Amarcord, Nonna Ida, il verdone e Fellini

Pubblicato il 17 Gennaio 2013 in , , da Clementina Coppini

20 gennaio 1920

Domenica prossima mia nonna Ida avrebbe compiuto 93 anni. Nove anni che non è con me e ancora non me ne sono fatta una ragione. Lei invece si era fatta una ragione del tempo che passa e della necessità del trapasso già da decenni, perché era una persona che aveva tanto sofferto (una cosa che ci aveva molto unito era stata la molto prematura scomparsa di sua figlia, che era mia madre) e tanto capito. Dall’alto della sua quarta elementare ne aveva cose da insegnare ed era un essere umano di una finezza di pensiero che ho conosciuto fior di laureati (sottoscritta compresa, che tanto fiore non è comunque bene o male laureata sì) che ne hanno da correre prima di avvicinarsi alla sua saggezza. La scorsa estate ho imbiancato casa e mentre sistemavo quella che in famiglia chiamiamo la Casa dei Nani, cioè l’orrendo e buio sgabuzzino ricavato in un abbassamento del soffitto dell’anticamera, ho trovato il suo vecchio telefono della Sip, quello che per comporre il numero c’è la rotella che si infila il dito e si gira. È un oggetto antiquato di improbabile color verde marcio che fino a pochi anni fa era considerato orrendo e fuori moda e adesso si chiama vintage. Ritrovarlo, forse perché sto diventando vecchia e i miei neuroni in massa fanno le valigie e se ne vanno, mi è sembrato un messaggio dall’aldilà. L’ho lustrato per bene e l’ho posizionato di fianco al mio nuovissimo cordless che si illumina tutto e ha tutti i pulsanti che deve avere un ultimo modello di telefono senza fili. I due apparecchi sembrano in tutto nonno e nipote, insomma.
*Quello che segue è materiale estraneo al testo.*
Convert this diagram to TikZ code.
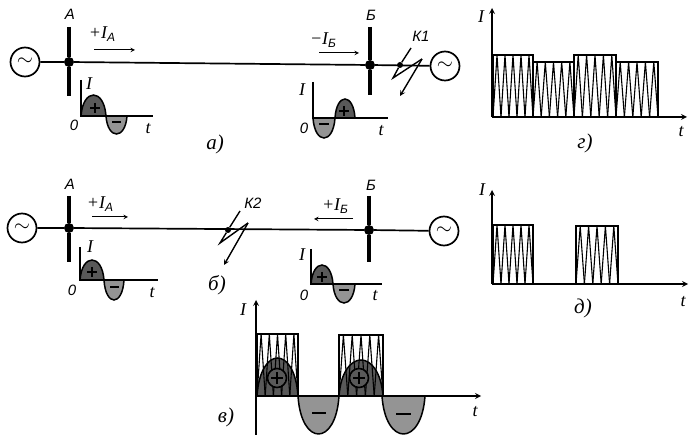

Siccome ai tempi del verdone non era possibile memorizzare alcun numero, nemmeno il proprio, sopra la rotellona c’era un pezzetto di plastica trasparente sotto il quale stava un micro-fogliettino da utilizzare per scrivere il proprio numero di telefono, così almeno uno lo sapeva. Lì c’è ancora scritto il numero di mia nonna. Non ho avuto bisogno di leggerlo, perché me lo ricordo perfettamente. La chiamavo tutti i giorni o quasi e quando mi dimenticavo mi chiamava lei e mi chiedeva se mi ricordavo di avere una nonna. Forse me lo ricordavo meno allora di adesso. Sono anni che ogni tanto mi viene in mente di comporre quel numero e solo dopo mi rendo conto che non risponderà nessuno, e se qualcuno rispondesse non sarebbe certo lei. Quando i miei figli mi hanno chiesto perché l’ho messo lì sul mobiletto ho spiegato loro che ogni tanto compongo il numero della nonna Ida, così magari lei mi risponde dal Paradiso. Essendo ormai adolescenti, mi hanno guardato male. Non importa. Tra tutti i modi attraverso i quali l’imponderabile si mette in contatto con noi forse non c’è un vecchio telefono scollegato, questo posso accettarlo senza difficoltà. Ma, poiché l’imponderabile appunto è tale, il telefono lo lascio lì lo stesso, appunto perché mi ricorda mia nonna.

Il 20 gennaio del 1920 era nato anche Federico Fellini. Mia nonna era fierissima di questo fatto. Così ogni tanto, quando passo davanti al verdone, immagino che si metta a suonare. Ma non con il solito suono dei telefoni dell’epoca, ma con la musica di Amarcord. Immaginare è un modo per ricordare e l’imponderabile si presenta in molte forme, appunto. Anche con l’aspetto di un vetusto telefono della Sip.